Monday, December 15, 2003

Iggy's still got it

By Chris Varias
Enquirer contributor

As a member of the pioneering punk-metal group the Stooges, Iggy Pop gave mankind its finest hard-rock album, 1970's Fun House. But mankind never truly gave back to Iggy. He's a cult figure, not a rock superstar, and for over 30 years he could only watch as watered-down followers enjoyed the fame and fortune that should have been his.

But he's not a bitter man, and today, at the age of 56, he's working at his nihilistic-rock craft as hard than ever. He reformed the Stooges for a string of reunion shows and brought them into the studio for Skull Ring, a new album featuring contributions from Green Day, Sum 41 and Peaches.

The most striking sign that Iggy still cares might have been saved for Covington. Pop and his road band, the Trolls, did a radio-promotion show for local rock station WAQZ-FM (97.3) at Jillian's. Would any other rock icon allow himself to be dragged into Cincinnati on a Sunday night to play a promo gig for about 400 people? Ig did, and he made everyone's day, delivering the 30-to-45-minute performance (37 minutes) as promised to the fans, who received their tickets through the station for free.

Pop and the Trolls (guitarist Whitey Kirst, drummer Alex Kirst and bassist Pete Marshall) focused on Skull Ring material. The songs themselves were of average quality, very similar to the things Pop has been churning out the past 15 years or so - songs affirming his existential angst ("Whatever," "Inferiority Complex") and songs affirming the fact that advancing age only makes him a dirtier, older man ("Perverts in the Sun," "Superbabe.")

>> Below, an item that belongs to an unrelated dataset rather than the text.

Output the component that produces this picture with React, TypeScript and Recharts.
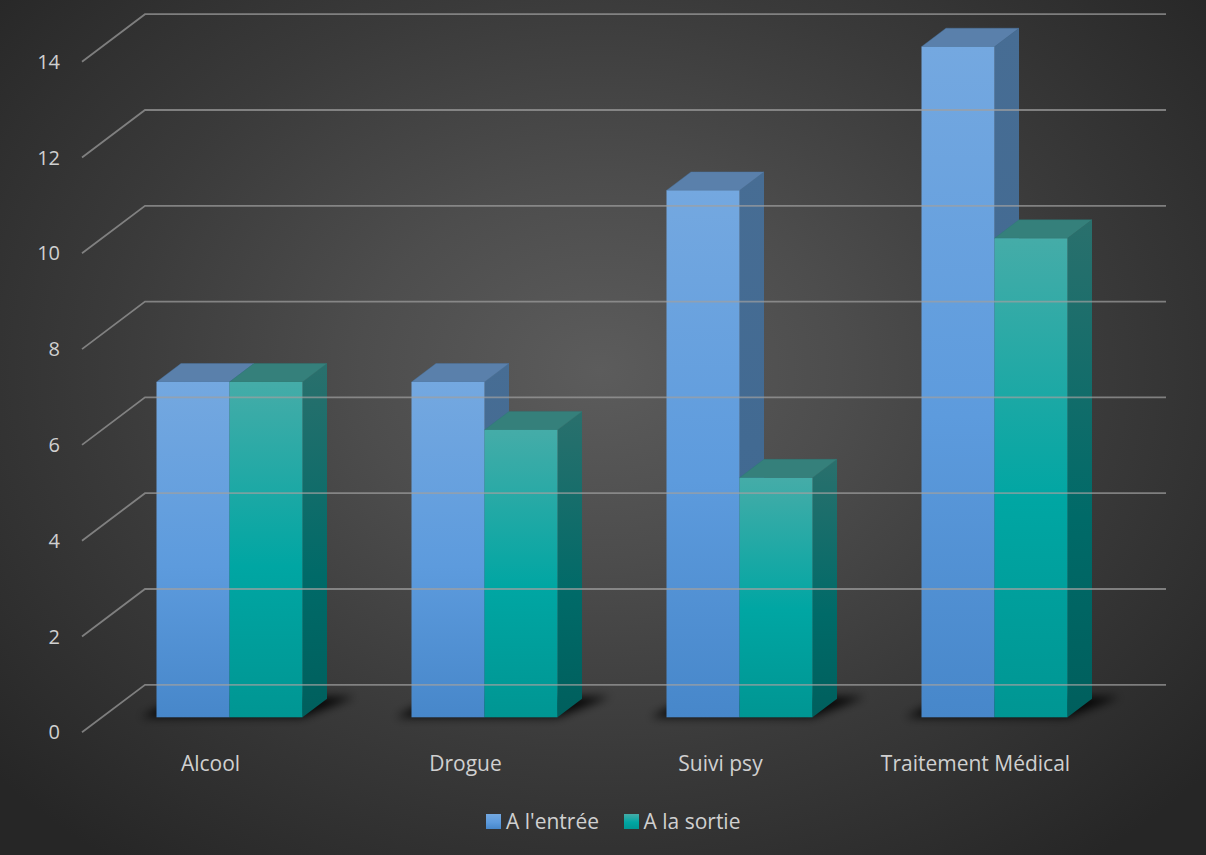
import React from "react";
import { BarChart, Bar, XAxis, YAxis, Legend } from "recharts";

const categories = ["Alcool", "Drogue", "Suivi psy", "Traitement Médical"];
const entree = [7, 7, 11, 14];
const sortie = [7, 6, 5, 10];
const yTicks = [0, 2, 4, 6, 8, 10, 12, 14];
const seriesNames = ["A l'entrée", "A la sortie"];

const data = categories.map((name, i) => ({ name, entree: entree[i], sortie: sortie[i] }));

const W = 1206;
const H = 855;
const DX = 24.5;
const DY = 18.5;
const FONT = "'Open Sans', sans-serif";
const TEXT = "#d0d0d0";

const Bar3D = (props: any) => {
  const { x, y, width, height, front, side, top, edge, shadow } = props;
  const b = y + height;
  const r = x + width;
  return (
    <g>
      {shadow ? (
        <polygon
          points={`${x - 16},${b} ${x + 2 * width},${b} ${x + 2 * width + DX + 28},${b - DY - 2} ${x + DX},${b - DY - 2}`}
          fill="#000"
          fillOpacity={0.9}
          filter="url(#floorShadow)"
        />
      ) : null}
      <polygon points={`${r},${y} ${r + DX},${y - DY} ${r + DX},${b - DY} ${r},${b}`} fill={side} />
      <polygon points={`${x},${y} ${x + DX},${y - DY} ${r + DX},${y - DY} ${r},${y}`} fill={top} stroke={edge} strokeWidth={0.4} />
      <rect x={x} y={y} width={width} height={height} fill={front} />
    </g>
  );
};

const YTick = (props: any) => {
  const { y, payload } = props;
  return (
    <g>
      <polyline
        points={`82,${y + 15} 145,${y - 32.5} 1166,${y - 32.5}`}
        fill="none"
        stroke="#a0a0a0"
        strokeWidth={1.8}
        strokeOpacity={0.7}
      />
      <text x={60} y={y + 14.5} textAnchor="end" dominantBaseline="central" fill={TEXT} fontSize={20} fontFamily={FONT}>
        {payload.value}
      </text>
    </g>
  );
};

const XTick = (props: any) => {
  const { x, payload } = props;
  return (
    <text x={x - 19} y={762.5} textAnchor="middle" dominantBaseline="central" fill={TEXT} fontSize={21} fontFamily={FONT}>
      {payload.value}
    </text>
  );
};

const LegendContent = () => (
  <div style={{ position: "relative", width: W, height: 30 }}>
    {seriesNames.map((n, i) => {
      const sx = i === 0 ? 486 : 623.5;
      return (
        <React.Fragment key={n}>
          <svg style={{ position: "absolute", left: sx, top: 0 }} width={15} height={15}>
            <rect width={15} height={15} fill={i === 0 ? "url(#frontBlue)" : "url(#frontGreen)"} />
          </svg>
          <span
            style={{
              position: "absolute",
              left: sx + 20,
              top: -5,
              lineHeight: "25px",
              color: TEXT,
              fontSize: 21,
              fontFamily: FONT,
              whiteSpace: "nowrap",
            }}
          >
            {n}
          </span>
        </React.Fragment>
      );
    })}
  </div>
);

export default function App() {
  return (
    <div
      style={{
        position: "absolute",
        left: 0,
        top: 0,
        width: W,
        height: H,
        background: "radial-gradient(ellipse 800px 620px at 600px 370px, #5c5c5c 0%, #4d4d4d 30%, #3a3a3a 62%, #262626 100%)",
      }}
    >
      <BarChart
        width={W}
        height={H}
        data={data}
        margin={{ top: 46.7, right: 84, bottom: 0, left: 0 }}
        barCategoryGap={54.5}
        barGap={0}
      >
        <defs>
          <linearGradient id="frontBlue" x1="0" y1="0" x2="0" y2="1">
            <stop offset="0%" stopColor="#74a8e0" />
            <stop offset="55%" stopColor="#5d9bdd" />
            <stop offset="100%" stopColor="#4787ca" />
          </linearGradient>
          <linearGradient id="frontGreen" x1="0" y1="0" x2="0" y2="1">
            <stop offset="0%" stopColor="#45aca8" />
            <stop offset="55%" stopColor="#00a6a3" />
            <stop offset="100%" stopColor="#009693" />
          </linearGradient>
          <linearGradient id="sideGreen" x1="0" y1="0" x2="0" y2="1">
            <stop offset="0%" stopColor="#2a706d" />
            <stop offset="60%" stopColor="#006a68" />
            <stop offset="100%" stopColor="#005f5d" />
          </linearGradient>
          <linearGradient id="sideBlue" x1="0" y1="0" x2="0" y2="1">
            <stop offset="0%" stopColor="#476d94" />
            <stop offset="100%" stopColor="#3d6790" />
          </linearGradient>
          <filter id="floorShadow" x="-30%" y="-100%" width="160%" height="300%">
            <feGaussianBlur stdDeviation="5" />
          </filter>
        </defs>
        <XAxis dataKey="name" axisLine={false} tickLine={false} interval={0} tick={<XTick />} height={107.7} />
        <YAxis
          domain={[0, 14]}
          ticks={yTicks}
          interval={0}
          width={102}
          axisLine={false}
          tickLine={false}
          tick={<YTick />}
        />
        <Legend
          verticalAlign="bottom"
          content={<LegendContent />}
          wrapperStyle={{ position: "absolute", left: 0, top: 814, width: W, height: 30 }}
        />
        <Bar
          dataKey="entree"
          name={seriesNames[0]}
          isAnimationActive={false}
          shape={(p: any) => (
            <Bar3D {...p} front="url(#frontBlue)" side="url(#sideBlue)" top="#5a80ab" edge="#4a76a6" shadow />
          )}
        />
        <Bar
          dataKey="sortie"
          name={seriesNames[1]}
          isAnimationActive={false}
          shape={(p: any) => (
            <Bar3D {...p} front="url(#frontGreen)" side="url(#sideGreen)" top="#35807b" edge="#2a7a76" />
          )}
        />
      </BarChart>
    </div>
  );
}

No matter the quality of the material, Pop's spirit was strong throughout the show. His shirt was off by the fourth song and the mic chord was rapped around his neck soon after. Generally speaking, the man still knows how to get around a stage. There were no rolling-in-broken-glass episodes, but he hurled his body around in a manner allowing those in the back of the room to get a good look at him.

On one occasion, the new material stood up to the classic Stooges stuff. "Here Comes the Summer" came off like a rewrite of the Stooges' "Real Cool Time." But there wasn't a match for the genuine articles, and the crowd ate up the renditions of "No Fun" and "I Wanna Be Your Dog."